In this section there are five different ideas for work for this group. The ideas were culled from the IdeaSpace section for this group (http://ndsa.ideascale.com/). The ideas are as follows:

  • Promote collaborative development of free and open source tool using sustainable software development processes and to create a structure for the support of the software over time.
  • Explore the use of computer forensics tools for the appraisal, processing, and preservation of born-digital collections.
  • Design and participate in more initiatives that investigate and document potential preservation best practices in the use of large-scale storage and cloud infrastructures.
  • Promote and suggest strategies and best practices for *storage* of digital objects to be preserved for preservation architecture and protocols for content submission and exchange for preservation architecture and protocols for content submission and exchange.
  • Encouraging communities with highly specialized needs (e.g., geospatial, datasets, observational data) to develop storage networks or access services that can serve the entire community.

Karen decided to read through the five ideas and elicit feedback on them in order to tease out which ideas seemed the best fit for the next year or so’s worth of work for this group. She noted that we should focus on those ideas with achievable tasks in that period of time for a group composed of already-full-time workers.

Regarding Idea #1, Leslie noted that she isn’t sure how to translate this into a concrete, achievable deliverable. To which a meeting participant recommended that we might consider “identifying best practices” with respect to open-source tool creation.

In response to a question about the duration of the work in this scope statement Leslie said we should look at this as one year – three years is too daunting.

Another participant said that for #1 we could generate a guide to relevant open-source tools and discuss what each tool does. Another participant said that this would be highly difficult to do because we can’t possibly survey all of the tools out there. Plus this is a moving target as more tools are being developed all the time.

John Unsworth suggested we identify 5 or 6 topics relevant to Idea #1 and discuss one topic per monthly phone call. This could serve as a kind of “brown bag” discussion in which we invite an expert speaker to discuss each topic and then record the discussion in some way. This idea was met with general assent and interest with the participants.

There was more discussion of the “surveying tools” idea and it seemed that many were in agreement that maintaining and keeping current such a tool would require much more effort than this group could reasonably expend. However, an idea came up to identify the necessary components/characteristics of creating an open source tools – a kind of guide to “what you should do if you’re interested in this kind of thing.”

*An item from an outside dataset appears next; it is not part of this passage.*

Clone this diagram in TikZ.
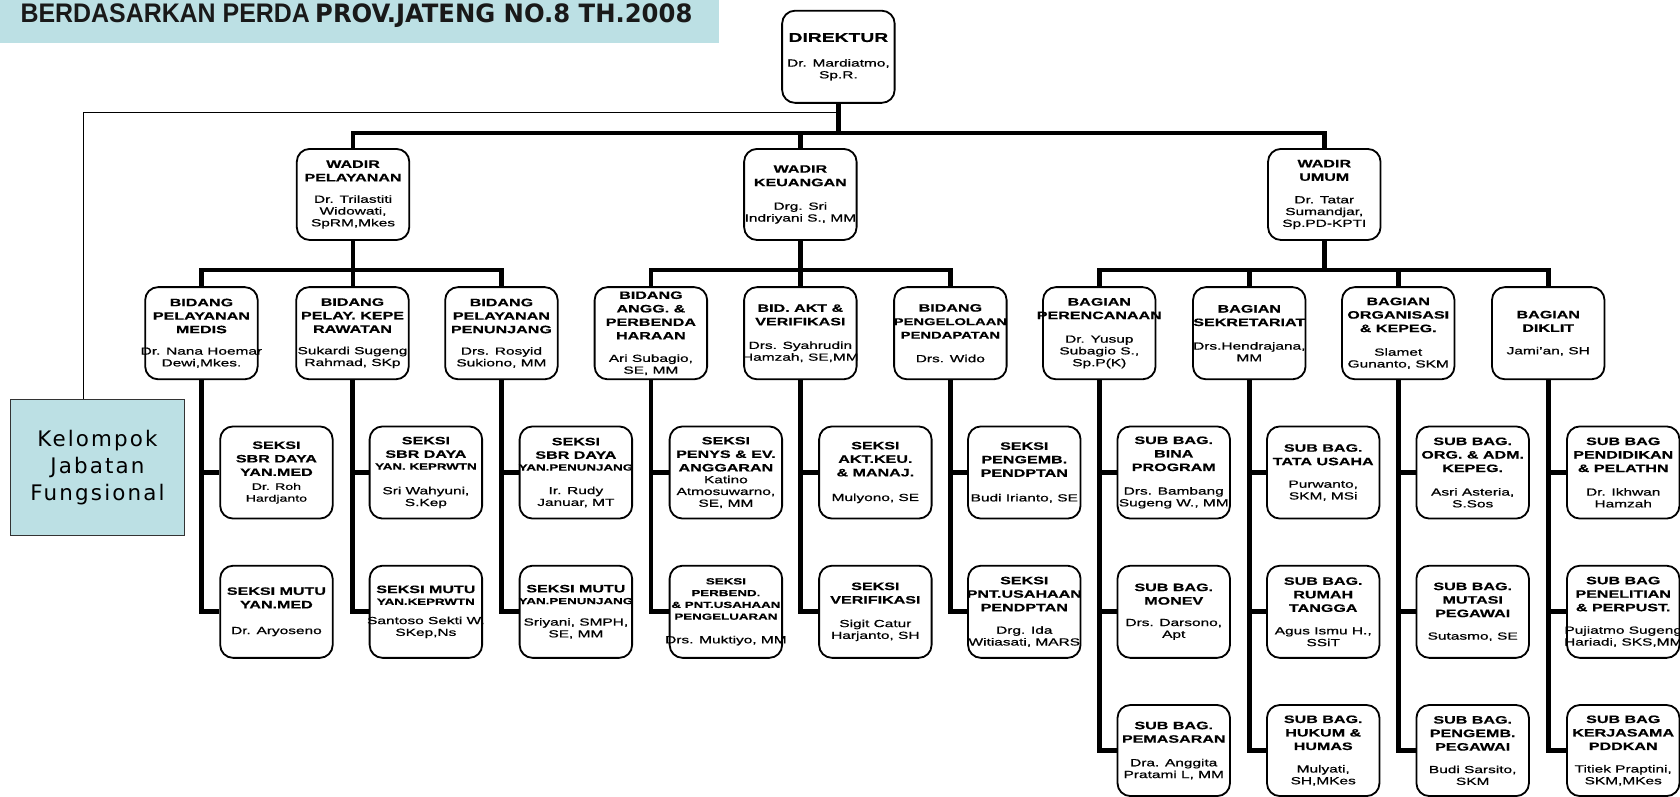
\documentclass[tikz,border=0pt]{standalone}
\usepackage{fontspec}
\usepackage{graphicx}
\newfontfamily\ttlfont{Liberation Sans}[FakeStretch=1.5, FakeBold=0.6]
\newfontfamily\nmfont{Liberation Sans}[FakeStretch=1.5, FakeBold=0.8]
\newfontfamily\kfont{DejaVu Sans}[LetterSpace=10]
\newfontfamily\banA{Liberation Sans}
\newfontfamily\banB{DejaVu Sans Condensed}
\definecolor{banner}{HTML}{BCE0E4}
\definecolor{kelborder}{HTML}{333333}
\newcommand\TB[1]{{\ttlfont\bfseries\fontsize{12}{14}\selectfont #1\par}}
\newcommand\TT[1]{{\ttlfont\bfseries\fontsize{10}{12.6}\selectfont #1\par}}
\newcommand\TS[1]{{\ttlfont\bfseries\fontsize{8.3}{11}\selectfont #1\par}}
\newcommand\NM[2][9]{\vspace{#1pt}{\nmfont\fontsize{9.6}{11}\selectfont #2\par}}
\newcommand\NS[2][9]{\vspace{#1pt}{\nmfont\fontsize{8.8}{11}\selectfont #2\par}}
\newcommand\bxt[3][-4]{\raisebox{#1pt}{\makebox[0pt]{\parbox{150pt}{\centering #2#3}}}}
\tikzset{
  box/.style={draw, line width=1.7pt, rounded corners=12pt, minimum width=105pt,
    minimum height=86pt, inner sep=0pt, fill=white},
  conn/.style={line width=4.3pt, line join=miter},
  thinln/.style={line width=1.3pt},
  kel/.style={draw=kelborder, line width=1pt, fill=banner, minimum width=162pt,
    minimum height=127pt, inner sep=0pt},
}
\begin{document}
\begin{tikzpicture}[x=1pt,y=-1pt]
\useasboundingbox (0,0) rectangle (1568,743);
% banner
\node[fill=banner, minimum width=671pt, minimum height=40pt, anchor=north west, inner sep=0pt] (banner) at (0,0) {};
\node[anchor=base west, inner sep=0pt, text=black!90] (ban1) at (19,21) {\resizebox{270pt}{17.5pt}{\banA\bfseries BERDASARKAN PERDA}};
\node[anchor=base west, inner sep=0pt, text=black!90] (ban2) at (294,21) {\resizebox{352pt}{17.5pt}{\banB\bfseries PROV.JATENG NO.8 TH.2008}};

% level 1-2
\node[box] (dir) at (782.5,53) {\bxt{\TB{DIREKTUR}}{\NM[12]{Dr. Mardiatmo,\\Sp.R.}}};
\node[box, minimum height=85pt] (wp) at (329.5,181.5) {\bxt{\TT{WADIR\\PELAYANAN}}{\NM[9]{Dr. Trilastiti\\Widowati,\\SpRM,Mkes}}};
\node[box, minimum height=85pt] (wk) at (747,181.5) {\bxt{\TT{WADIR\\KEUANGAN}}{\NM[11]{Drg. Sri\\Indriyani S., MM}}};
\node[box, minimum height=85pt] (wu) at (1236,181.5) {\bxt{\TT{WADIR\\UMUM}}{\NM[10]{Dr. Tatar\\Sumandjar,\\Sp.PD-KPTI}}};

% level 3
\node[box] (b1) at (188,311) {\bxt{\TT{BIDANG\\PELAYANAN\\MEDIS}}{\NM[9]{Dr. Nana Hoemar\\Dewi,Mkes.}}};
\node[box] (b2) at (329,311) {\bxt{\TT{BIDANG\\PELAY. KEPE\\RAWATAN}}{\NM[9]{Sukardi Sugeng\\Rahmad, SKp}}};
\node[box] (b3) at (468,311) {\bxt{\TT{BIDANG\\PELAYANAN\\PENUNJANG}}{\NM[9]{Drs. Rosyid\\Sukiono, MM}}};
\node[box] (b4) at (607.5,311) {\bxt[-8]{\TT{BIDANG\\ANGG. \&\\PERBENDA\\HARAAN}}{\NM[10]{Ari Subagio,\\SE, MM}}};
\node[box] (b5) at (747,311) {\bxt{\TT{BID. AKT \&\\VERIFIKASI}}{\NM[11]{Drs. Syahrudin\\Hamzah, SE,MM}}};
\node[box] (b6) at (887,311) {\bxt{\TT{BIDANG}{\ttlfont\bfseries\fontsize{9.2}{12.6}\selectfont PENGELOLAAN\\PENDAPATAN\par}}{\NM[11]{Drs. Wido}}};
\node[box] (b7) at (1026,311) {\bxt{\TT{BAGIAN\\PERENCANAAN}}{\NM[11]{Dr. Yusup\\Subagio S.,\\Sp.P(K)}}};
\node[box] (b8) at (1166,311) {\bxt{\TT{BAGIAN\\SEKRETARIAT}}{\NM[11]{Drs.Hendrajana,\\MM}}};
\node[box] (b9) at (1305,311) {\bxt{\TT{BAGIAN\\ORGANISASI\\\& KEPEG.}}{\NM[11]{Slamet\\Gunanto, SKM}}};
\node[box] (b10) at (1445,311) {\bxt{\TT{BAGIAN\\DIKLIT}}{\NM[10]{Jami’an, SH}}};

% level 4 row 1
\node[box] (s1a) at (258,441) {\bxt{\TT{SEKSI\\SBR DAYA\\YAN.MED}}{\NS[2]{Dr. Roh\\Hardjanto}}};
\node[box] (s2a) at (397.5,441) {\bxt{\TT{SEKSI\\SBR DAYA}\TS{YAN. KEPRWTN}}{\NM[12]{Sri Wahyuni,\\S.Kep}}};
\node[box] (s3a) at (537.5,441) {\bxt[3]{\TT{SEKSI\\SBR DAYA}\TS{YAN.PENUNJANG}}{\NM[11]{Ir. Rudy\\Januar, MT}}};
\node[box] (s4a) at (677.5,441) {\bxt{\TT{SEKSI\\PENYS \& EV.\\ANGGARAN}}{\NM[0]{Katino\\Atmosuwarno,\\SE, MM}}};
\node[box] (s5a) at (817,441) {\bxt{\TT{SEKSI\\AKT.KEU.\\\& MANAJ.}}{\NM[12]{Mulyono, SE}}};
\node[box] (s6a) at (956,441) {\bxt{\TT{SEKSI\\PENGEMB.\\PENDPTAN}}{\NM[12]{Budi Irianto, SE}}};
\node[box] (s7a) at (1095.5,441) {\bxt{\TT{SUB BAG.\\BINA\\PROGRAM}}{\NM[11]{Drs. Bambang\\Sugeng W., MM}}};
\node[box] (s8a) at (1235,441) {\bxt{\TT{SUB BAG.\\TATA USAHA}}{\NM[10]{Purwanto,\\SKM, MSi}}};
\node[box] (s9a) at (1374.5,441) {\bxt{\TT{SUB BAG.\\ORG. \& ADM.\\KEPEG.}}{\NM[11]{Asri Asteria,\\S.Sos}}};
\node[box] (s10a) at (1515,441) {\bxt{\TT{SUB BAG\\PENDIDIKAN\\\& PELATHN}}{\NM[11]{Dr. Ikhwan\\Hamzah}}};

% level 4 row 2
\node[box] (s1b) at (258,571) {\bxt{\TT{SEKSI MUTU\\YAN.MED}}{\NM[13]{Dr. Aryoseno}}};
\node[box] (s2b) at (397.5,571) {\bxt{\TT{SEKSI MUTU}\TS{YAN.KEPRWTN}}{\NM[7]{Santoso Sekti W.\\SKep,Ns}}};
\node[box] (s3b) at (537.5,571) {\bxt{\TT{SEKSI MUTU}\TS{YAN.PENUNJANG}}{\NM[9]{Sriyani, SMPH,\\SE, MM}}};
\node[box] (s4b) at (677.5,571) {\bxt{\TS{SEKSI\\PERBEND.\\\& PNT.USAHAAN\\PENGELUARAN}}{\NM[11]{Drs. Muktiyo, MM}}};
\node[box] (s5b) at (817,571) {\bxt{\TT{SEKSI\\VERIFIKASI}}{\NM[11]{Sigit Catur\\Harjanto, SH}}};
\node[box] (s6b) at (956,571) {\bxt[7]{\TT{SEKSI\\PNT.USAHAAN\\PENDPTAN}}{\NM[10]{Drg. Ida\\Witiasati, MARS}}};
\node[box] (s7b) at (1095.5,571) {\bxt{\TT{SUB BAG.\\MONEV}}{\NM[9]{Drs. Darsono,\\Apt}}};
\node[box] (s8b) at (1235,571) {\bxt{\TT{SUB BAG.\\RUMAH\\TANGGA}}{\NM[10]{Agus Ismu H.,\\SSiT}}};
\node[box] (s9b) at (1374.5,571) {\bxt{\TT{SUB BAG.\\MUTASI\\PEGAWAI}}{\NM[10]{Sutasmo, SE}}};
\node[box] (s10b) at (1515,571) {\bxt{\TT{SUB BAG\\PENELITIAN\\\& PERPUST.}}{\NM[10]{Pujiatmo Sugeng\\Hariadi, SKS,MM}}};

% level 4 row 3
\node[box, minimum height=85pt] (s7c) at (1095.5,700.5) {\bxt{\TT{SUB BAG.\\PEMASARAN}}{\NM[11]{Dra. Anggita\\Pratami L, MM}}};
\node[box, minimum height=85pt] (s8c) at (1235,700.5) {\bxt{\TT{SUB BAG.\\HUKUM \&\\HUMAS}}{\NM[10]{Mulyati,\\SH,MKes}}};
\node[box, minimum height=85pt] (s9c) at (1374.5,700.5) {\bxt{\TT{SUB BAG.\\PENGEMB.\\PEGAWAI}}{\NM[10]{Budi Sarsito,\\SKM}}};
\node[box, minimum height=85pt] (s10c) at (1515,700.5) {\bxt{\TT{SUB BAG\\KERJASAMA\\PDDKAN}}{\NM[10]{Titiek Praptini,\\SKM,MKes}}};

% Kelompok Jabatan Fungsional
\node[kel] (kel) at (91,436.5) {\raisebox{-10pt}{\makebox[0pt]{\parbox{160pt}{\centering\kfont\fontsize{20}{25}\selectfont Kelompok\\Jabatan\\Fungsional}}}};

% connectors
\coordinate (bar0) at (783,124);
\coordinate (kc) at (78,105);
\draw[thinln] (dir.south |- kc) -- (kc) -- (kc |- kel.north);
\draw[conn] (dir.south) -- (dir.south |- bar0);
\draw[conn] (wp.north) |- (bar0) -| (wu.north);
\draw[conn] (wk.north) -- (wk.north |- bar0);

\draw[conn] (b1.north) -- ++(0,-15) -| (b3.north);
\draw[conn] (wp.south) -- (wp.south |- b2.north);
\draw[conn] (b4.north) -- ++(0,-15) -| (b6.north);
\draw[conn] (wk.south) -- (wk.south |- b5.north);
\draw[conn] (b7.north) -- ++(0,-15) -| (b10.north);
\draw[conn] (wu.south) -- ++(0,29);
\draw[conn] (b8.north) -- ++(0,-15);
\draw[conn] (b9.north) -- ++(0,-15);

\foreach \pp/\cc in {b1/s1, b2/s2, b3/s3, b4/s4, b5/s5, b6/s6}{
  \draw[conn] (\pp.south) |- (\cc b.west);
  \draw[conn] (\cc a.west -| \pp.south) -- (\cc a.west);
}
\foreach \pp/\cc in {b7/s7, b8/s8, b9/s9, b10/s10}{
  \draw[conn] (\pp.south) |- (\cc c.west);
  \draw[conn] (\cc a.west -| \pp.south) -- (\cc a.west);
  \draw[conn] (\cc b.west -| \pp.south) -- (\cc b.west);
}
\end{tikzpicture}
\end{document}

Karen said that perhaps Idea #1 wouldn’t be the best idea for us to pursue at this point so we moved on to #2

John Unsworth said that this idea seems more focused than #1 and therefore may be more manageable. Leslie said that the University of Maryland is working on a very similar project about forensics so perhaps we should wait at least until they’ve published their findings, which is very soon.

Cal said Idea #2 is something that would almost certainly need brainpower from outside this group, and that the Maryland report does not cover best practices. Micah argued for waiting on this idea because it’s a bit narrow of a topic for this group. He said he’s leaning towards the “best practices” version of Idea #1.

Cal said that a lot of initiatives (like the Planets work) focus on the bitstream. He said that something that gets ignored is looking at the information that is on the media that you receive. This is the first step in acquiring materials – perhaps this group could focus on that? Leslie said that forensics in the case of transferring materials over a network (via FTP, for example) is potentially very important. There was general agreement on Cal and Leslie’s discussion points.

Karen then turned the discussion to what kinds of activities do we want to focus on. Do we want to generate surveys? Best practices? Other?

John Spencer said that he liked the idea that Cal put forth. He said that BMS-Chace deals with lots of data coming off of lots of esoteric formats. This kind of analysis could be highly beneficial for their work.

Karen asked the group if best practices should, generally, be the kind of work we want to generate. There was general assent to this question. Someone remarked that generating best practices would be a good thing to do for the larger digital preservation community.

Karen then summarized what we had as ideas so far:

  • Best practices for forensics (from Idea #2)
  • Best practices for creating open-source tools (from Idea #1)

We then moved to Idea #3. A participant noted that emphasizing “the cloud” in what we do with this group is a good idea because issues of privacy are very hot right now.

John Spencer mentioned a group called the Open Data Center Alliance, which is comprised of companies like Marriott, BMW and others. He said this group is investing considerable money in working with vendors to generate cloud storage specifications for their respective needs. John said this group would do well to stay on top of what this group is doing.

As we started getting pressed for time we moved on to Idea #4. Karen asked if this was really a Standards working group question. Mike said that this is probably an idea that is broader than the Standards group’s work and can really be seen as exploring best practices for choosing relevant products and services. Martin agreed with Mike on this.

We moved on to Idea #5.

Curt opined that there is no real organization to the GIS community that it would be hard to do work that would persuade such a disparate group. He said that #5 would be “a good idea but tough to do.” Butch said that the Library of Congress has a lot of GIS-related activities going right now. He would be happy to periodically report to the Infrastructure group about what’s going on at LC in this arena. Karen said it might be best to leave this one there and figure out over time how best to address it. She then said that it seems like the group is leaning toward some kind of best practices work.

Kris noted that whatever we decide to do it will be very important to engage outside experts. Martin agreed with this and went on to say that he sees “best practices” as a loaded term since our field is so emergent. We might consider refining that term somehow.

Karen then brought us to considering what our deliverables will be for the group’s work. It seems that a chart and/or some kind of written document will be the chief deliverables. John Unsworth, referring back to his idea for how to implement Idea #1, said that a deliverable could be one of these brown bag conference calls with an expert and the documentation of the call. Kris said she very much likes using wikis because of their “living” and continually-updatable quality. John Spencer added that whatever we produce we should be explicit about the length of time we will maintain that resource.

Curt said that we should have a care with using the terms “free” and “open source” too liberally in our scope statement. These terms, he said, are not necessarily interchangeable. Leslie quipped that this is like a “Free Puppies” sign – you discover how much you have to invest in the puppies once you get them home. We have to be conscious of the fact that there are maintenance and licensing issues involved in open source stuff – these can be hidden costs on the back end.

Karen then concluded the meeting by saying she will take the notes from the meeting and use them to help her edit the scope statement. She will also disseminate a Doodle poll to determine the date/time of the next phone meeting.